Extending his analogy of AAA tollfree numbers routed to the nearest garage based on where you are, to the “multiple alternate roots each with its own idea of how and where to resolve a host”, it’d mean something like “if you call the AAA tollfree from a Verizon phone you’d get routed to the nearest branch of one chain of garages, while if you used a different carrier’s phone to call in, you’d get routed to an entirely different chain of garages”
Taking it even further back (comparable to the hosts.txt days of the internet shall we say), you do know that Almon Strowger, an undertaker, invented the strowger crossbar telephone exchange because with the old manual system, one of the phone operators was a competitor’s wife and was deliberately rerouting calls meant for him to her husband’s mortuary.

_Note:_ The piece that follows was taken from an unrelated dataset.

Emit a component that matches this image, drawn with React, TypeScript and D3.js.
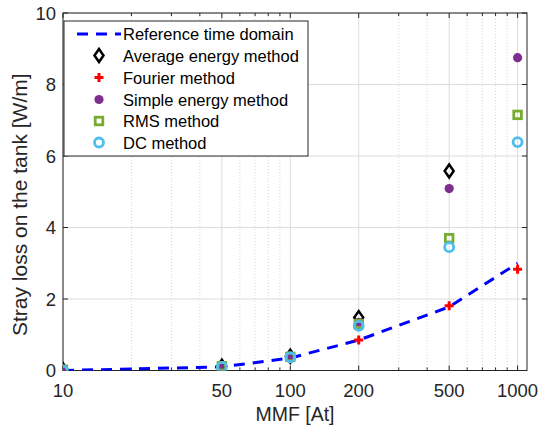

Regarding Google redirecting google.com to various country-code sites depending on where you are, one glaring exception is the United States, where they as of yet still don’t use google.us as an actual site; it redirects to google.com. If they were fully consistent, they’d redirect google.com to google.us when you were in the United States, and this would also make it possible to unambiguously address the U.S. Google site from overseas.
Suresh:
You’ve outed me—I’m no engineer!
These comments have passed the point of diminishing returns, but I appreciate your efforts to help me out. I’m happy to admit that one of the things that is attractive to me about CircleID is the chance to learn. I know a lot about DNS from the standpoint of a guy working in technology PR. Not a lot from the standpoint of many in this community.
One of the most exciting (and to some entities destabalizing) things about the Internet was the concept that anyone could publish a web site and it would be accessible to anyone, from anywhere with an Internet connection. And that someone could access information from (almost)anywhere.
Only time will tell what will happen to global Internet usage when there begins to be broad public understanding that this is no longer the case. The WSJ is currently working on a story looking at this question.